═════ INPUT MATERIAL

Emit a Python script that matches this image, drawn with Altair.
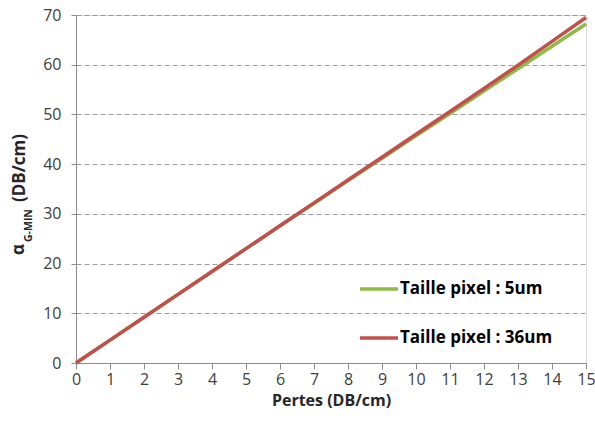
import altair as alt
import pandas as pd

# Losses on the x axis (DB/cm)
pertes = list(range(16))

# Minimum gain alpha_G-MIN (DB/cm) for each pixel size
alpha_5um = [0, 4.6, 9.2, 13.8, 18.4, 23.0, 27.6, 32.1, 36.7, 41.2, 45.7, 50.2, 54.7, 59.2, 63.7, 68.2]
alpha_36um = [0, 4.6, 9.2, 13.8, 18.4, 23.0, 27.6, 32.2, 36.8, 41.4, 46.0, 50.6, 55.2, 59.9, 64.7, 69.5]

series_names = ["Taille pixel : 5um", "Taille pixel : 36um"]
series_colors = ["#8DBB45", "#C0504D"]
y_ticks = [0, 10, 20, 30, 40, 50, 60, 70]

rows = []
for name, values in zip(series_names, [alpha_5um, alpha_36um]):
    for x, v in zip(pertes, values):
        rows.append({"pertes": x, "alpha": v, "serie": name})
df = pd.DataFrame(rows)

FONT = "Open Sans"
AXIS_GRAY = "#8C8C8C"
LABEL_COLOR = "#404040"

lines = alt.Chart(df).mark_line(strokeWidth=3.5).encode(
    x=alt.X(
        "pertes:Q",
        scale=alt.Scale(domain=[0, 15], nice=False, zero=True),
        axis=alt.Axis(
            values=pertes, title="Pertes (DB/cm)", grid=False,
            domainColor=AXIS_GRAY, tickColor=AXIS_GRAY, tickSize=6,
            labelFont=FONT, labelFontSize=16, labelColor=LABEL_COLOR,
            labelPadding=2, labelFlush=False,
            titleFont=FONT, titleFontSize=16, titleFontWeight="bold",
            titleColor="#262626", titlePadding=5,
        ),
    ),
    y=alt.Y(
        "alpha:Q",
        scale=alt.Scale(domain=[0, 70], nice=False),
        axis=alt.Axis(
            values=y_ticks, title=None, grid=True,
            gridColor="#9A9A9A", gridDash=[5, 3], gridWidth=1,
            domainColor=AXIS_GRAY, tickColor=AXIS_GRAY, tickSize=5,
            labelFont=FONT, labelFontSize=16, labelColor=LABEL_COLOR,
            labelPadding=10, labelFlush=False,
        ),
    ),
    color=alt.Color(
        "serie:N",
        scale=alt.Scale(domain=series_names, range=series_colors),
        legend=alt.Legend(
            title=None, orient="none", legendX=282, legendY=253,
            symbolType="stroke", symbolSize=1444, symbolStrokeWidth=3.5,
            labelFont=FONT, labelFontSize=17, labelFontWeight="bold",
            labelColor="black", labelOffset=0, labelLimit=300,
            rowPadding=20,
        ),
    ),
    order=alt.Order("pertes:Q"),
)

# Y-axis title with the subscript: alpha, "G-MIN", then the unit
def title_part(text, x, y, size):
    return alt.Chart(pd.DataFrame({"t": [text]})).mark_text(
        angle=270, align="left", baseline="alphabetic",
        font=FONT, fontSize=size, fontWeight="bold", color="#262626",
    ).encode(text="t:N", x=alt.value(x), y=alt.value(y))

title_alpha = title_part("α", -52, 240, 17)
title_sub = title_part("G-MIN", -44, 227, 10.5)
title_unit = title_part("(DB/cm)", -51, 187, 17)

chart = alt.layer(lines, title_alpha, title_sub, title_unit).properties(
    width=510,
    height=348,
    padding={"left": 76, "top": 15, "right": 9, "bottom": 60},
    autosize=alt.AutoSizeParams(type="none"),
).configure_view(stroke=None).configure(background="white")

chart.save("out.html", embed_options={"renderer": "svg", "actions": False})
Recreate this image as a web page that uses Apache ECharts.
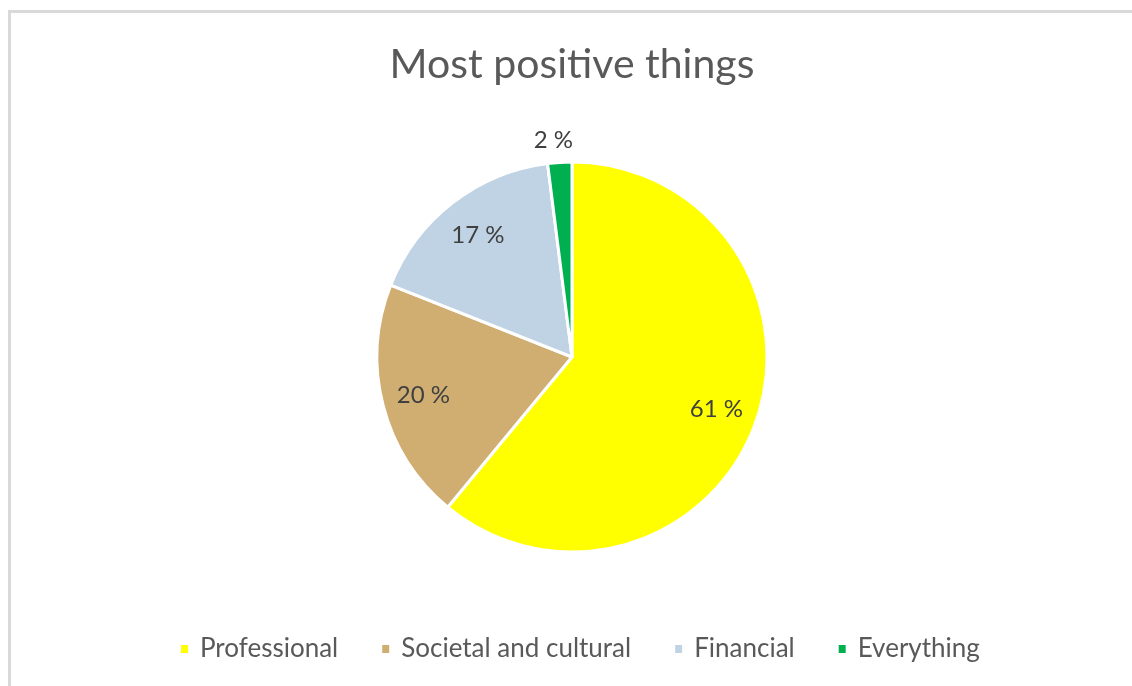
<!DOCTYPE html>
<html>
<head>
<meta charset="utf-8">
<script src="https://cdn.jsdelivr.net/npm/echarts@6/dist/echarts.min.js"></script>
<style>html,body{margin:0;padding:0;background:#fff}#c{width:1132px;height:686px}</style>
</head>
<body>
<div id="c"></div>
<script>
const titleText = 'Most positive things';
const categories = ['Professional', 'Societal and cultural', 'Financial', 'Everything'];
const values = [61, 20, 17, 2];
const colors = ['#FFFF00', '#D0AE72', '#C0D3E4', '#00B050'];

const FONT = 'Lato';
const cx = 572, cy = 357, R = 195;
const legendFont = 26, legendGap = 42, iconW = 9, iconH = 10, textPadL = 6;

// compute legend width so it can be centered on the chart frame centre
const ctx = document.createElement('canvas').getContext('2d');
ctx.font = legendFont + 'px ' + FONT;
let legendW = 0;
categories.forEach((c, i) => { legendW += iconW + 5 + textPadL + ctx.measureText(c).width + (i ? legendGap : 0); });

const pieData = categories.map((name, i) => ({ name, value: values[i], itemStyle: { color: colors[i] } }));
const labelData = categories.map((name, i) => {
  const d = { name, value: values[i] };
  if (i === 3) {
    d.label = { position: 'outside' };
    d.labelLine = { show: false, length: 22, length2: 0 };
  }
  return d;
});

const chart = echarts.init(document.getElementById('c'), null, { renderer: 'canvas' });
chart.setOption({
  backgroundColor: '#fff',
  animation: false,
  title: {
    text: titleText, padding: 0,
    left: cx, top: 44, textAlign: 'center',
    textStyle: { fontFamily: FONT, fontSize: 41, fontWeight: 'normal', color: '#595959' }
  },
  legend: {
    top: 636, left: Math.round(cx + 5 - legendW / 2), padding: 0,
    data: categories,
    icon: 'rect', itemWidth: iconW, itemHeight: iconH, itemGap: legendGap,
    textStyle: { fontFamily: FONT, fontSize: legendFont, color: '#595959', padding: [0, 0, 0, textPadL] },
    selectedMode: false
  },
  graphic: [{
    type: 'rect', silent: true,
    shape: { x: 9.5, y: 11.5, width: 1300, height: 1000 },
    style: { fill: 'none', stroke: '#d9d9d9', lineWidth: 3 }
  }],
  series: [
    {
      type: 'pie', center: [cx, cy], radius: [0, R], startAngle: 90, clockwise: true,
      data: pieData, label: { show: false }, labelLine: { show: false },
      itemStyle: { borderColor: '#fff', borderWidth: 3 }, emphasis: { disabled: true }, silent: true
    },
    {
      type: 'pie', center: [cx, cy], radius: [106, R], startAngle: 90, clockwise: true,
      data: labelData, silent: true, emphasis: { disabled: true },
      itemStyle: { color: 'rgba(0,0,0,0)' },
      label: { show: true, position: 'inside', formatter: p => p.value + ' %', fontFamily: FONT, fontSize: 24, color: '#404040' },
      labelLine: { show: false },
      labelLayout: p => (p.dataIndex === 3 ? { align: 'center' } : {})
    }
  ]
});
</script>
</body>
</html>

══════════

● WORK REQUIRED:
Copy the lines above exactly, starting with the line that contains "Recreate this image" and ending with the line that contains "const legendFont = 26, legendGap", and leave out any pictures.

● WRITTEN RESPONSE:
Recreate this image as a web page that uses Apache ECharts.
<!DOCTYPE html>
<html>
<head>
<meta charset="utf-8">
<script src="https://cdn.jsdelivr.net/npm/echarts@6/dist/echarts.min.js"></script>
<style>html,body{margin:0;padding:0;background:#fff}#c{width:1132px;height:686px}</style>
</head>
<body>
<div id="c"></div>
<script>
const titleText = 'Most positive things';
const categories = ['Professional', 'Societal and cultural', 'Financial', 'Everything'];
const values = [61, 20, 17, 2];
const colors = ['#FFFF00', '#D0AE72', '#C0D3E4', '#00B050'];

const FONT = 'Lato';
const cx = 572, cy = 357, R = 195;
const legendFont = 26, legendGap = 42, iconW = 9, iconH = 10, textPadL = 6;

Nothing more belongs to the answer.